───── Data listing ─────
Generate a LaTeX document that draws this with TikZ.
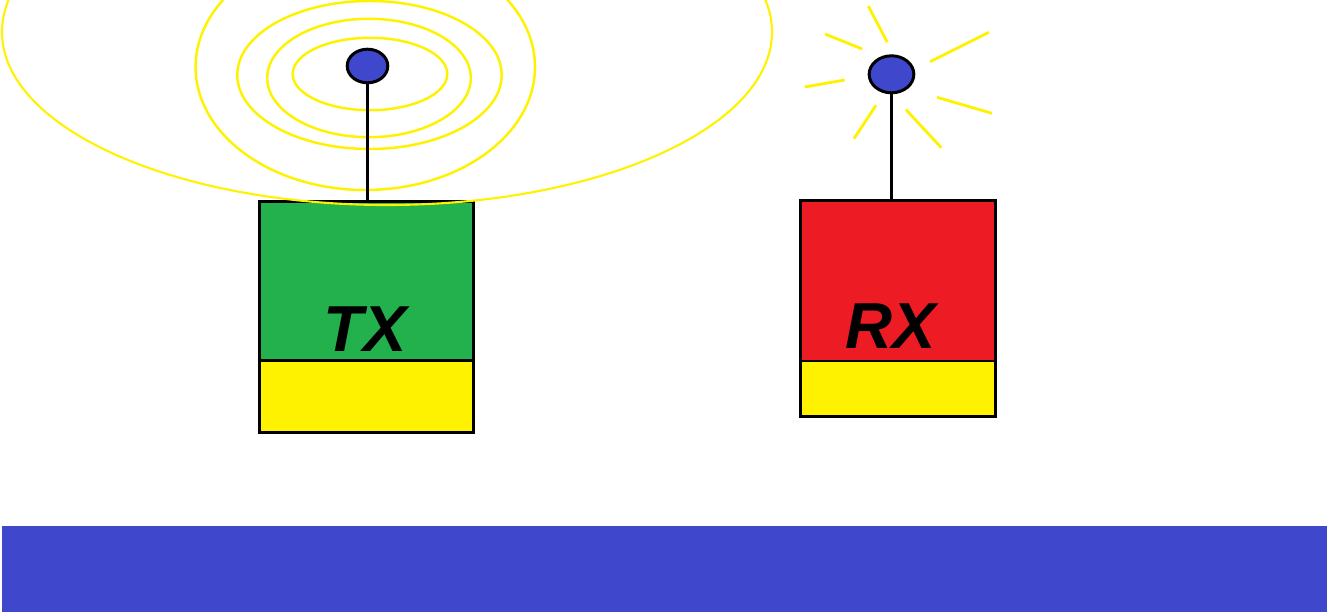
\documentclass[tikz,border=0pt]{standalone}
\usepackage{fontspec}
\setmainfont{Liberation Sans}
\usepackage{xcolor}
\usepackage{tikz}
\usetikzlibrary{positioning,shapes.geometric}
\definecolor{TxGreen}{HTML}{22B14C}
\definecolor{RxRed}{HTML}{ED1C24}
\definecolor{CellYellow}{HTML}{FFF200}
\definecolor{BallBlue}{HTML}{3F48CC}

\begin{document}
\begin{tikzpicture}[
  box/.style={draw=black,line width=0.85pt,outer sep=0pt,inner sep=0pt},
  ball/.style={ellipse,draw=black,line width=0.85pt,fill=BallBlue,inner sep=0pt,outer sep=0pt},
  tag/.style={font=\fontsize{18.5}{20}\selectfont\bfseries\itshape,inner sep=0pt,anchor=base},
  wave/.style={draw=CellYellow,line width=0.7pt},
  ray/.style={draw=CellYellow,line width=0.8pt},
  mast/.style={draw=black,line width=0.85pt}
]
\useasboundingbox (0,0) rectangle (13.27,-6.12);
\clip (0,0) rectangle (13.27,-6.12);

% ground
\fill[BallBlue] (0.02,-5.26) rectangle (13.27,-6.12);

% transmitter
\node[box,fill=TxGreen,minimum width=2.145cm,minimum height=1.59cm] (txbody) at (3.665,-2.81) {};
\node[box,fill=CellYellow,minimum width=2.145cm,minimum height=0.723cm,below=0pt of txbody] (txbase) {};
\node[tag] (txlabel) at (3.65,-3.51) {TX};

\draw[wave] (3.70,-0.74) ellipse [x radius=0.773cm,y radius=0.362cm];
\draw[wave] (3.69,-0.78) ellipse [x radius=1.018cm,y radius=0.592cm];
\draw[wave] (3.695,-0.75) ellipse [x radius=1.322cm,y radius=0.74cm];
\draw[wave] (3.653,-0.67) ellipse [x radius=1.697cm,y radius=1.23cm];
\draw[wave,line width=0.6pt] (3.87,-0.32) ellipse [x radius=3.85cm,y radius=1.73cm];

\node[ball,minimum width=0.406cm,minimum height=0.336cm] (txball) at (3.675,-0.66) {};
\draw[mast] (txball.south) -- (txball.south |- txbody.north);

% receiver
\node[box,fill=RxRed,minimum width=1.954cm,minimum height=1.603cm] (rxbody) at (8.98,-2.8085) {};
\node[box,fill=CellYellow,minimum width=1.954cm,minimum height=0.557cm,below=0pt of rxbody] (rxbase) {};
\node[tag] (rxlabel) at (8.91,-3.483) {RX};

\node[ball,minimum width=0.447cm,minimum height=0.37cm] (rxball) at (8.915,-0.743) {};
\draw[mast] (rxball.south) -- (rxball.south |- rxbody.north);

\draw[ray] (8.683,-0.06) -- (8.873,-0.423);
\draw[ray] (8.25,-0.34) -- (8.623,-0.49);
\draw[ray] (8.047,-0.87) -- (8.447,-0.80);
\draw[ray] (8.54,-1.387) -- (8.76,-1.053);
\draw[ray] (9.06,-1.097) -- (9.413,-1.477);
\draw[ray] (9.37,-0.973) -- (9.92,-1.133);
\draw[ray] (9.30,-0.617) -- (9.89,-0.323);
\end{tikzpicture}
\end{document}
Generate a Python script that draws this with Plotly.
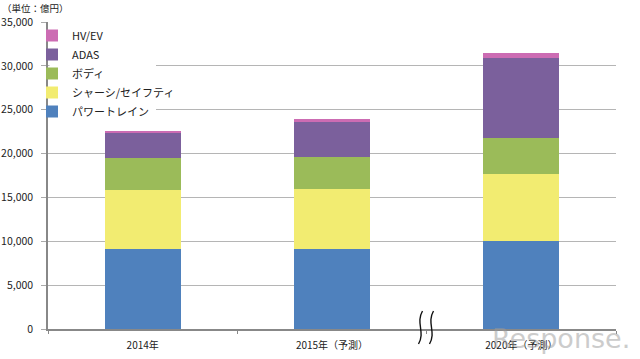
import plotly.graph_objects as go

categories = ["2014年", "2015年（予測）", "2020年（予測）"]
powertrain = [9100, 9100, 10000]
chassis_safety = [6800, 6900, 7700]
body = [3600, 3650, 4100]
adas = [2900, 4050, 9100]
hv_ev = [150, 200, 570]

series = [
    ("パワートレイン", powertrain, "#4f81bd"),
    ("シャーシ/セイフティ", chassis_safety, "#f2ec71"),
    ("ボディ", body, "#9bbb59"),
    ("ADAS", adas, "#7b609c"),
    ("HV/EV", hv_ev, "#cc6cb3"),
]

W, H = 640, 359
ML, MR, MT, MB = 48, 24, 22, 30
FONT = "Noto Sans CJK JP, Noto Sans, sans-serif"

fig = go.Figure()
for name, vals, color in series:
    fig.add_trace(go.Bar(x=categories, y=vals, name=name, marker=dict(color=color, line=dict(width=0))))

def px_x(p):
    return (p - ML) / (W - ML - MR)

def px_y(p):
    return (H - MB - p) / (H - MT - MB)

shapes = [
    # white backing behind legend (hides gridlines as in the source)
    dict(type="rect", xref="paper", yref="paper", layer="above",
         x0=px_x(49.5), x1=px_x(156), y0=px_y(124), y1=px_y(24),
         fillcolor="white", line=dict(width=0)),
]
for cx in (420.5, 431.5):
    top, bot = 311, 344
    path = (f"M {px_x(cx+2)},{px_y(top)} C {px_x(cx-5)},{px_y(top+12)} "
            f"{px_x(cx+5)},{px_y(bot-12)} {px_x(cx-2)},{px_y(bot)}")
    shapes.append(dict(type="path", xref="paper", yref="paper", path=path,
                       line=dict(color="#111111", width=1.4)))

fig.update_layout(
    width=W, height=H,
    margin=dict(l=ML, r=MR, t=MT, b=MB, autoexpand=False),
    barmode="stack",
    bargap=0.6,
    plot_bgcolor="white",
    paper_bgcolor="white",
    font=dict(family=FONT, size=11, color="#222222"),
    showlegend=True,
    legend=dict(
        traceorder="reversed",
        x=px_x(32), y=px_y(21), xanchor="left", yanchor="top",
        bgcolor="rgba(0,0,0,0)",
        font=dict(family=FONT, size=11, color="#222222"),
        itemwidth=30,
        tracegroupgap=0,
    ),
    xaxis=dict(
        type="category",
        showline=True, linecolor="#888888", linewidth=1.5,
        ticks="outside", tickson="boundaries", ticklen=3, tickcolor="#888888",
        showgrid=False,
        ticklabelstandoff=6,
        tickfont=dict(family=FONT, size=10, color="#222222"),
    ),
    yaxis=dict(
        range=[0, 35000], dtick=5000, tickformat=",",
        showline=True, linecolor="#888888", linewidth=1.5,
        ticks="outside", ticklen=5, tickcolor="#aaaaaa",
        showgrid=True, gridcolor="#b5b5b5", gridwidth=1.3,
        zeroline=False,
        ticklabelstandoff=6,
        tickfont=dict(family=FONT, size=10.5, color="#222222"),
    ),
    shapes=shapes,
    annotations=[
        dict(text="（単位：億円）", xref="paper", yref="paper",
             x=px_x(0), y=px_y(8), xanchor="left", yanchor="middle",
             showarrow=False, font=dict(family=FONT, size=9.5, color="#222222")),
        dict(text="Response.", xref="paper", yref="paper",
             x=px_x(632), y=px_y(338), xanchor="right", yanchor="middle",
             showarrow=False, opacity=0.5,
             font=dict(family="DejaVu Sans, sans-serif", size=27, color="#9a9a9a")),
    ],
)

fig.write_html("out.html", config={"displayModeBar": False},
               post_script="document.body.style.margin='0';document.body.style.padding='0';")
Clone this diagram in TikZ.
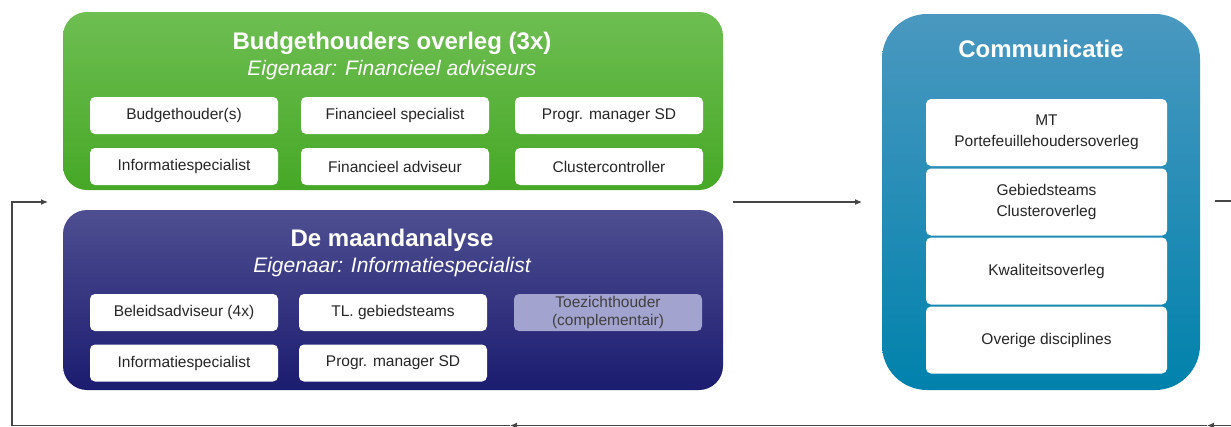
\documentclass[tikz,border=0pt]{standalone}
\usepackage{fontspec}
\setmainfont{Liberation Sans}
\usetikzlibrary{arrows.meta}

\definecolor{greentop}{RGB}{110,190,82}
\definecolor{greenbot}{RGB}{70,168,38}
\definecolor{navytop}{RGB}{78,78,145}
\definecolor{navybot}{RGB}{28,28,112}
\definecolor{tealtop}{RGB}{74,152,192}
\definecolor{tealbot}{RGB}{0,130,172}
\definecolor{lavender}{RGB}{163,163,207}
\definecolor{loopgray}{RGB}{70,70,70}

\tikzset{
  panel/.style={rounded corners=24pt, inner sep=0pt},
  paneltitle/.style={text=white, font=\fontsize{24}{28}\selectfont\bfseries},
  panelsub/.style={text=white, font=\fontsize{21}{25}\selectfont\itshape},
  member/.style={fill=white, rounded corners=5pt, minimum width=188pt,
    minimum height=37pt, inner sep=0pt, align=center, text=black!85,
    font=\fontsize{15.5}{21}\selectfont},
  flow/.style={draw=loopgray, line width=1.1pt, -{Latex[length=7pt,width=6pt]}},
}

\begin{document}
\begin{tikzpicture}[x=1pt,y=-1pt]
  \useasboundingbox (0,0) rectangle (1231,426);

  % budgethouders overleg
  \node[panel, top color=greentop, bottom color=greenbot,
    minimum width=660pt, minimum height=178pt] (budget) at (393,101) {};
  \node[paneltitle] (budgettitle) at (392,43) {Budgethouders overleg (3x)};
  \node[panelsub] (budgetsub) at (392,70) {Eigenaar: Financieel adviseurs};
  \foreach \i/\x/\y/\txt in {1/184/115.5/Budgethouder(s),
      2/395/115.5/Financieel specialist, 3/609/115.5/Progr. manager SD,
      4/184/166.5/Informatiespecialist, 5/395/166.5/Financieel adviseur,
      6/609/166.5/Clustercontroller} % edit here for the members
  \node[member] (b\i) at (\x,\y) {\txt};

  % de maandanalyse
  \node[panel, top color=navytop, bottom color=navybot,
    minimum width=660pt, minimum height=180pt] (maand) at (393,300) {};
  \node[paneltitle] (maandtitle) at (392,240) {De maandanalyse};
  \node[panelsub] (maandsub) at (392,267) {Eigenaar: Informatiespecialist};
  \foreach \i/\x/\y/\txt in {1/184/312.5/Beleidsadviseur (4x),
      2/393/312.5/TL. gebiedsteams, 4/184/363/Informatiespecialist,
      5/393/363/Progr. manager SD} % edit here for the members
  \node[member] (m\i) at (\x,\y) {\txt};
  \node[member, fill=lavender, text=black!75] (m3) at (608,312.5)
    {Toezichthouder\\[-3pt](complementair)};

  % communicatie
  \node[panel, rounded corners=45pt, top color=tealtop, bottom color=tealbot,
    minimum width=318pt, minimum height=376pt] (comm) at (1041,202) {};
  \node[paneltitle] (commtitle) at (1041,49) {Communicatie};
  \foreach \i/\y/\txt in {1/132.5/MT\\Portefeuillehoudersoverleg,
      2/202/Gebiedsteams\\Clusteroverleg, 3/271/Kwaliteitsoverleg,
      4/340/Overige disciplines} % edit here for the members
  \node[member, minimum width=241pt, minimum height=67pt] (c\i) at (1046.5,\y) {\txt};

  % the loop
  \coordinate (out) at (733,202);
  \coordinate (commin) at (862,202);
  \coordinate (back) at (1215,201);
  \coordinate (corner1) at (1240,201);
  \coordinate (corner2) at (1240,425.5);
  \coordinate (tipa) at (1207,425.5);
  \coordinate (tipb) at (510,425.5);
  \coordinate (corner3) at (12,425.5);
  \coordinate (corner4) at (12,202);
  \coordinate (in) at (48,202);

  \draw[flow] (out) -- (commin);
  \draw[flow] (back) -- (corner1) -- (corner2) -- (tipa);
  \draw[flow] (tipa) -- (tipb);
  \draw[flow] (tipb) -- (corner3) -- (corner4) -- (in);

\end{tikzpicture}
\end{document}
─────
Only the lines from the one with "Generate a Python" through the one with "return (H - MB - p) / (H - MT - MB)" belong in your copy; retype them exactly and drop any pictures.

Generate a Python script that draws this with Plotly.
import plotly.graph_objects as go

categories = ["2014年", "2015年（予測）", "2020年（予測）"]
powertrain = [9100, 9100, 10000]
chassis_safety = [6800, 6900, 7700]
body = [3600, 3650, 4100]
adas = [2900, 4050, 9100]
hv_ev = [150, 200, 570]

series = [
    ("パワートレイン", powertrain, "#4f81bd"),
    ("シャーシ/セイフティ", chassis_safety, "#f2ec71"),
    ("ボディ", body, "#9bbb59"),
    ("ADAS", adas, "#7b609c"),
    ("HV/EV", hv_ev, "#cc6cb3"),
]

W, H = 640, 359
ML, MR, MT, MB = 48, 24, 22, 30
FONT = "Noto Sans CJK JP, Noto Sans, sans-serif"

fig = go.Figure()
for name, vals, color in series:
    fig.add_trace(go.Bar(x=categories, y=vals, name=name, marker=dict(color=color, line=dict(width=0))))

def px_x(p):
    return (p - ML) / (W - ML - MR)

def px_y(p):
    return (H - MB - p) / (H - MT - MB)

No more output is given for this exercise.